## [WHAT IS NEEDED]
Omit every picture and return the rest of the data unaltered.
####
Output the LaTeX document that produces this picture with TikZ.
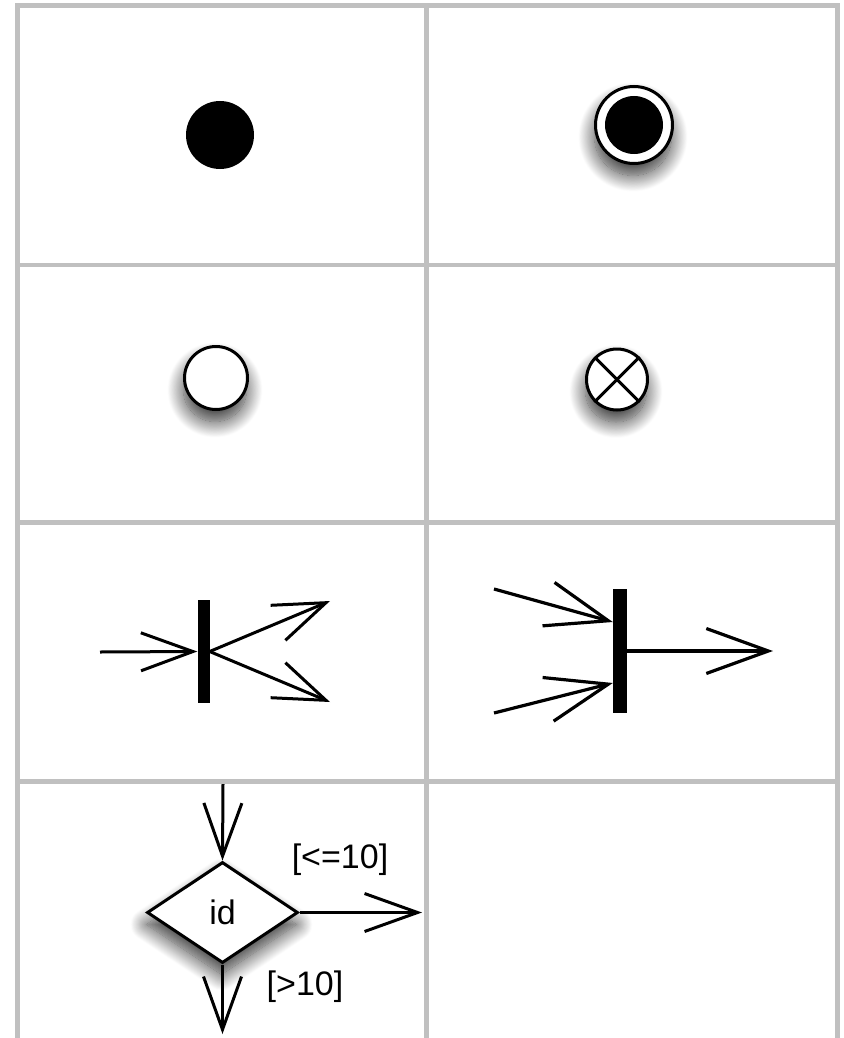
\documentclass[tikz,border=0pt]{standalone}
\usepackage{fontspec}
\setmainfont{Liberation Sans}
\usetikzlibrary{arrows.meta,shapes.geometric,shadows.blur,calc}
\definecolor{gridgray}{RGB}{192,192,192}
\tikzset{
  gridline/.style={draw=gridgray, line width=4.5pt},
  shad/.style={blur shadow={shadow xshift=-1pt, shadow yshift=-12pt, shadow blur radius=16pt, shadow blur steps=20, shadow opacity=80}},
  arrS/.style={line width=3pt, -{Straight Barb[length=52pt,width=38pt]}},
  arrM/.style={line width=3pt, -{Straight Barb[length=53pt,width=38pt]}},
  arrL/.style={line width=3.2pt, -{Straight Barb[length=62pt,width=45pt]}},
  bar/.style={rectangle, fill=black, inner sep=0pt},
  lbl/.style={font=\fontsize{34}{40}\selectfont, inner sep=0pt}
}
\begin{document}
\begin{tikzpicture}[x=1pt,y=-1pt]
\useasboundingbox (0,0) rectangle (843,1038);
% grid
\draw[gridline] (17.5,1038) -- (17.5,5.5) -- (837.5,5.5) -- (837.5,1038);
\draw[gridline] (426.5,5.5) -- (426.5,1038);
\draw[gridline] (17.5,265) -- (837.5,265);
\draw[gridline] (17.5,522.5) -- (837.5,522.5);
\draw[gridline] (17.5,781.5) -- (837.5,781.5);
% initial
\node[circle, fill=black, minimum size=68pt, inner sep=0pt] (init) at (220,135) {};
% final
\node[circle, draw=black, line width=3pt, fill=white, minimum size=77pt, inner sep=0pt, shad] (final) at (634,125) {};
\node[circle, fill=black, minimum size=58pt, inner sep=0pt] (finalin) at (final) {};
% plain circle
\node[circle, draw=black, line width=3pt, fill=white, minimum size=63pt, inner sep=0pt, shad] (plain) at (216,378) {};
% flow final
\node[circle, draw=black, line width=3pt, fill=white, minimum size=61pt, inner sep=0pt, shad] (flowfin) at (617,379.5) {};
\draw[line width=3pt] (flowfin.north west) -- (flowfin.south east);
\draw[line width=3pt] (flowfin.north east) -- (flowfin.south west);
% fork
\node[bar, minimum width=12pt, minimum height=103pt] (fork) at (203.5,651.5) {};
\coordinate (forkin) at (100,652);
\coordinate (forkout1) at (330,601);
\coordinate (forkout2) at (330,702);
\draw[arrS] (forkin) -- (fork.west);
\draw[arrS] (fork.east) -- (forkout1);
\draw[arrS] (fork.east) -- (forkout2);
% join
\node[bar, minimum width=14pt, minimum height=124pt] (join) at (620,651) {};
\coordinate (joinin1) at (494,589);
\coordinate (joinin2) at (494,713);
\coordinate (joinout) at (773,651);
\draw[arrL] (joinin1) -- ($(join.west)+(0,-29)$);
\draw[arrL] (joinin2) -- ($(join.west)+(0,32)$);
\draw[arrL] (join.east) -- (joinout);
% decision
\node[diamond, draw=black, line width=3pt, fill=white, minimum width=151pt, minimum height=101pt, inner sep=0pt, shad, lbl] (dec) at (222.5,912.5) {id};
\coordinate (decin) at (223,784);
\coordinate (decright) at (422,912.5);
\coordinate (decdown) at (222.5,1034);
\draw[arrM] (decin) -- (dec.north);
\draw[arrM] (dec.east) -- (decright);
\draw[arrM] (dec.south) -- (decdown);
\node[lbl] (le) at (340,860) {[<=10]};
\node[lbl] (gt) at (305,987) {[>10]};
\end{tikzpicture}
\end{document}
####
## [SOLUTION]
Output the LaTeX document that produces this picture with TikZ.
\documentclass[tikz,border=0pt]{standalone}
\usepackage{fontspec}
\setmainfont{Liberation Sans}
\usetikzlibrary{arrows.meta,shapes.geometric,shadows.blur,calc}
\definecolor{gridgray}{RGB}{192,192,192}
\tikzset{
  gridline/.style={draw=gridgray, line width=4.5pt},
  shad/.style={blur shadow={shadow xshift=-1pt, shadow yshift=-12pt, shadow blur radius=16pt, shadow blur steps=20, shadow opacity=80}},
  arrS/.style={line width=3pt, -{Straight Barb[length=52pt,width=38pt]}},
  arrM/.style={line width=3pt, -{Straight Barb[length=53pt,width=38pt]}},
  arrL/.style={line width=3.2pt, -{Straight Barb[length=62pt,width=45pt]}},
  bar/.style={rectangle, fill=black, inner sep=0pt},
  lbl/.style={font=\fontsize{34}{40}\selectfont, inner sep=0pt}
}
\begin{document}
\begin{tikzpicture}[x=1pt,y=-1pt]
\useasboundingbox (0,0) rectangle (843,1038);
% grid
\draw[gridline] (17.5,1038) -- (17.5,5.5) -- (837.5,5.5) -- (837.5,1038);
\draw[gridline] (426.5,5.5) -- (426.5,1038);
\draw[gridline] (17.5,265) -- (837.5,265);
\draw[gridline] (17.5,522.5) -- (837.5,522.5);
\draw[gridline] (17.5,781.5) -- (837.5,781.5);
% initial
\node[circle, fill=black, minimum size=68pt, inner sep=0pt] (init) at (220,135) {};
% final
\node[circle, draw=black, line width=3pt, fill=white, minimum size=77pt, inner sep=0pt, shad] (final) at (634,125) {};
\node[circle, fill=black, minimum size=58pt, inner sep=0pt] (finalin) at (final) {};
% plain circle
\node[circle, draw=black, line width=3pt, fill=white, minimum size=63pt, inner sep=0pt, shad] (plain) at (216,378) {};
% flow final
\node[circle, draw=black, line width=3pt, fill=white, minimum size=61pt, inner sep=0pt, shad] (flowfin) at (617,379.5) {};
\draw[line width=3pt] (flowfin.north west) -- (flowfin.south east);
\draw[line width=3pt] (flowfin.north east) -- (flowfin.south west);
% fork
\node[bar, minimum width=12pt, minimum height=103pt] (fork) at (203.5,651.5) {};
\coordinate (forkin) at (100,652);
\coordinate (forkout1) at (330,601);
\coordinate (forkout2) at (330,702);
\draw[arrS] (forkin) -- (fork.west);
\draw[arrS] (fork.east) -- (forkout1);
\draw[arrS] (fork.east) -- (forkout2);
% join
\node[bar, minimum width=14pt, minimum height=124pt] (join) at (620,651) {};
\coordinate (joinin1) at (494,589);
\coordinate (joinin2) at (494,713);
\coordinate (joinout) at (773,651);
\draw[arrL] (joinin1) -- ($(join.west)+(0,-29)$);
\draw[arrL] (joinin2) -- ($(join.west)+(0,32)$);
\draw[arrL] (join.east) -- (joinout);
% decision
\node[diamond, draw=black, line width=3pt, fill=white, minimum width=151pt, minimum height=101pt, inner sep=0pt, shad, lbl] (dec) at (222.5,912.5) {id};
\coordinate (decin) at (223,784);
\coordinate (decright) at (422,912.5);
\coordinate (decdown) at (222.5,1034);
\draw[arrM] (decin) -- (dec.north);
\draw[arrM] (dec.east) -- (decright);
\draw[arrM] (dec.south) -- (decdown);
\node[lbl] (le) at (340,860) {[<=10]};
\node[lbl] (gt) at (305,987) {[>10]};
\end{tikzpicture}
\end{document}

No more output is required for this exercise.